# Aim:
From the listing below, output the lines between the one with "Clone this chart in Apache ECharts." and the one with "var visitorValues = [5402, 6902];", including those two, and nothing else. Pictures are not copied.

Source records start

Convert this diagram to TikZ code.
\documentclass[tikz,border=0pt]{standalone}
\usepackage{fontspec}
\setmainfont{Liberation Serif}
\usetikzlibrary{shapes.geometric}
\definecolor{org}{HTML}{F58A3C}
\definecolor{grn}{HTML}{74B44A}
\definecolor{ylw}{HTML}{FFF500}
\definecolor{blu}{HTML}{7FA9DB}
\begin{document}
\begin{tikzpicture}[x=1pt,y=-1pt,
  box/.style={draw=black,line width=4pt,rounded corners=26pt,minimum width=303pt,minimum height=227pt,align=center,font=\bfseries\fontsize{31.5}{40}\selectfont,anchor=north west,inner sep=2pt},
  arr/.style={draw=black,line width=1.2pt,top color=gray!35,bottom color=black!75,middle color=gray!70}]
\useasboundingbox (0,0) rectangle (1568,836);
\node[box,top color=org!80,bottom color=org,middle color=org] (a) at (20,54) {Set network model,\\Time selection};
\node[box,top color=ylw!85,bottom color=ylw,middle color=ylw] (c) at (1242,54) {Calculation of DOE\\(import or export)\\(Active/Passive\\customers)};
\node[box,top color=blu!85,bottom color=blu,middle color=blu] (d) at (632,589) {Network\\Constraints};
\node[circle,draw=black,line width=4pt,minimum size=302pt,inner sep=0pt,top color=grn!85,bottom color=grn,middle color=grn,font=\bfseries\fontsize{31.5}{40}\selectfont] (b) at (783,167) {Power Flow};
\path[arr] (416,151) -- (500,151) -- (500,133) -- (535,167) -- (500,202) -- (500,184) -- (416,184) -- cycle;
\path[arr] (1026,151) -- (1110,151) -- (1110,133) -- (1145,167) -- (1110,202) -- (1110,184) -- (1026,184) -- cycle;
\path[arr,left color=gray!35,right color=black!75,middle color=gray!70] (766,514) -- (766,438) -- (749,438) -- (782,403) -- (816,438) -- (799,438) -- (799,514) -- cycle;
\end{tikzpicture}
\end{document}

Source records end
Source records start

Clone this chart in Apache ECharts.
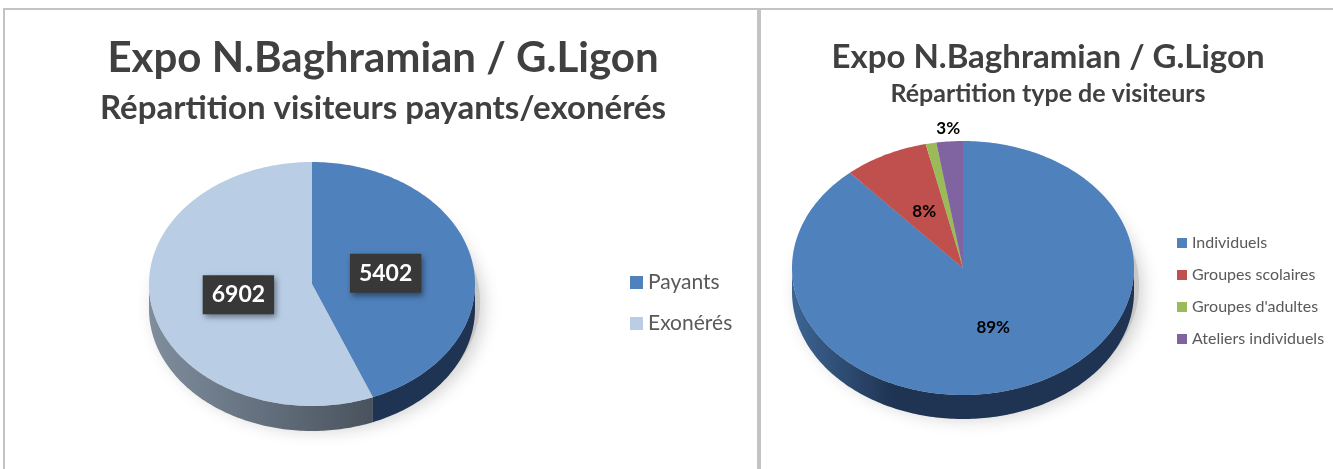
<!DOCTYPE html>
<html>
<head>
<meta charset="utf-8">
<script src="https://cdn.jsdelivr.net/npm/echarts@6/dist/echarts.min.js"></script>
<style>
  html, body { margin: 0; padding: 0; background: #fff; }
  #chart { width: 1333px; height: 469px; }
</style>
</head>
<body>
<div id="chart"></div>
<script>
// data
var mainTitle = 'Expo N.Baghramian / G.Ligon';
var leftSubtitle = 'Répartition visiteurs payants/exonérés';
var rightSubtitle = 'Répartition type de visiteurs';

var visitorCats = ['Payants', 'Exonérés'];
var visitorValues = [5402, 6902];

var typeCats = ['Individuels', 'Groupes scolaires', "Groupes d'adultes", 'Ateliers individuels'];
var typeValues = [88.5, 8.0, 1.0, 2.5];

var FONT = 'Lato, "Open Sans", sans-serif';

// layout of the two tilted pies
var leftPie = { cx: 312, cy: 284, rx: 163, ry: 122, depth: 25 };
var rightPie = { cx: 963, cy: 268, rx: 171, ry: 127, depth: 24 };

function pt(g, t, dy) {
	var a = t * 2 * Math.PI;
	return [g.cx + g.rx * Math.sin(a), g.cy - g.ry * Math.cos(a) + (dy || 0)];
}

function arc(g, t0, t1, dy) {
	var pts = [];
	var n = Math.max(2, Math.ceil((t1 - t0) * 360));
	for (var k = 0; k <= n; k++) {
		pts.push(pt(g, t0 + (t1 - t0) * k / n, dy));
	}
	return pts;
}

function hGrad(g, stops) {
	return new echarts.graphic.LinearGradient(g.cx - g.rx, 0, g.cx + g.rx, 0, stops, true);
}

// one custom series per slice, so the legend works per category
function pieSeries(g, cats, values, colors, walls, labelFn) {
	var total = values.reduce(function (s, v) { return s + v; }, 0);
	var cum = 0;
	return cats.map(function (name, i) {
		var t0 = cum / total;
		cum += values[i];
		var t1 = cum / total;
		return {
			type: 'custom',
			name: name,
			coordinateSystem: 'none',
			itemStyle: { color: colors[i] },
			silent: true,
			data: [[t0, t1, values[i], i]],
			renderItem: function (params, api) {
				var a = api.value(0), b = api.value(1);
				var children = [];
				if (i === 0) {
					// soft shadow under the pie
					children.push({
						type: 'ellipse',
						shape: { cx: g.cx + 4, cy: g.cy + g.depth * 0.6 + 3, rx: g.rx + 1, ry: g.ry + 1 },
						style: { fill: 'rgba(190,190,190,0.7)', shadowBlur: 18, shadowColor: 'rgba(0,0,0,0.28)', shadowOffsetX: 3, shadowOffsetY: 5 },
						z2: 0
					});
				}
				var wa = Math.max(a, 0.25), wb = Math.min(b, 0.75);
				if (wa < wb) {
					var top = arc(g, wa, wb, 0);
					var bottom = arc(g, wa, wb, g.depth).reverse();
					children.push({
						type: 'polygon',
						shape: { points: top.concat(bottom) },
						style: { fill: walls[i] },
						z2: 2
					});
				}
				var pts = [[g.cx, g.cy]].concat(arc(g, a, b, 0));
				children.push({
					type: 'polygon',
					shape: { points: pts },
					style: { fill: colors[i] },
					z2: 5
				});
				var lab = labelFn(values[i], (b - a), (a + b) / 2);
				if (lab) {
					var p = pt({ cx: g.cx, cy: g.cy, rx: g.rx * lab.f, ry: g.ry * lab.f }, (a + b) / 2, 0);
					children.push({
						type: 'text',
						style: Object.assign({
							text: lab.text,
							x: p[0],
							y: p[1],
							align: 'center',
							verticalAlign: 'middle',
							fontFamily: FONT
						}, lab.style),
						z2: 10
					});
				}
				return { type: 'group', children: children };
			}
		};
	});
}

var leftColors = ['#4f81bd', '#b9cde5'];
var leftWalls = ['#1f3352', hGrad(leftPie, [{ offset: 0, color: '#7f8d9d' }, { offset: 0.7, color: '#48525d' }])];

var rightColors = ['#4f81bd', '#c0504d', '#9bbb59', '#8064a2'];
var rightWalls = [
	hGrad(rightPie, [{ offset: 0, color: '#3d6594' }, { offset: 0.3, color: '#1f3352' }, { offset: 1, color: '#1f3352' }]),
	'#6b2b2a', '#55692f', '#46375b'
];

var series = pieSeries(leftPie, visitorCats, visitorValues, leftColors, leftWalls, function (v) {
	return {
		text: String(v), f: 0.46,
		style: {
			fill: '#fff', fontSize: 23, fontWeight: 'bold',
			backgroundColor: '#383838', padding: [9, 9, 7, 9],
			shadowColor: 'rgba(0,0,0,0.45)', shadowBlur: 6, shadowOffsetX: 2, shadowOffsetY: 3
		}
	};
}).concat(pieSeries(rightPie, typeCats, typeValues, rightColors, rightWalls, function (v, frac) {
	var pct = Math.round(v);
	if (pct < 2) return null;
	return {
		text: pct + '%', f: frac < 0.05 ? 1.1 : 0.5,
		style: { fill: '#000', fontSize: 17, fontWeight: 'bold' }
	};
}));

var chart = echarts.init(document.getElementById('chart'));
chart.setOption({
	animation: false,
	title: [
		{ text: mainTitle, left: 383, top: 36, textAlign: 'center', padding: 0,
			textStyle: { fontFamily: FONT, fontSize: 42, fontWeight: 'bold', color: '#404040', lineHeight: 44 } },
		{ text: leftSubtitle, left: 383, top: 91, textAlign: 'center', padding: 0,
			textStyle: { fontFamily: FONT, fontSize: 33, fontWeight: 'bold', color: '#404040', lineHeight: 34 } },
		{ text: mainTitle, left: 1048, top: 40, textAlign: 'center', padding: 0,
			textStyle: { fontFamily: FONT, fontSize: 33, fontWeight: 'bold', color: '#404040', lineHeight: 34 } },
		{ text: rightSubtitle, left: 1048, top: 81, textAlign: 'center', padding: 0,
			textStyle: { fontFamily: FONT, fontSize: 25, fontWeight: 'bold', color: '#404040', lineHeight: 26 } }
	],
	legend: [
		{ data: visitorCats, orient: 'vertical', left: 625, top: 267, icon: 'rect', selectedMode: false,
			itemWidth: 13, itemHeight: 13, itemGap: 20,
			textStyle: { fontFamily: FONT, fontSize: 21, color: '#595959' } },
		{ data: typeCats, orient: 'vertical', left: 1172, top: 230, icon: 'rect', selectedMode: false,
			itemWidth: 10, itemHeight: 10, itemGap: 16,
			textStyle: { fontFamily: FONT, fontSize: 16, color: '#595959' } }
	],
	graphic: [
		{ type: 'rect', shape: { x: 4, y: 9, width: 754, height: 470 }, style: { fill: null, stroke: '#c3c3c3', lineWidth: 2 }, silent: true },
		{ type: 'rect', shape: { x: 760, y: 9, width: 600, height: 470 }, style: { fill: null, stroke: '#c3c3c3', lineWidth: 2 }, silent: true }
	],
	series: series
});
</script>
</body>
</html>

Source records end

# Reply to the task:
Clone this chart in Apache ECharts.
<!DOCTYPE html>
<html>
<head>
<meta charset="utf-8">
<script src="https://cdn.jsdelivr.net/npm/echarts@6/dist/echarts.min.js"></script>
<style>
  html, body { margin: 0; padding: 0; background: #fff; }
  #chart { width: 1333px; height: 469px; }
</style>
</head>
<body>
<div id="chart"></div>
<script>
// data
var mainTitle = 'Expo N.Baghramian / G.Ligon';
var leftSubtitle = 'Répartition visiteurs payants/exonérés';
var rightSubtitle = 'Répartition type de visiteurs';

var visitorCats = ['Payants', 'Exonérés'];
var visitorValues = [5402, 6902];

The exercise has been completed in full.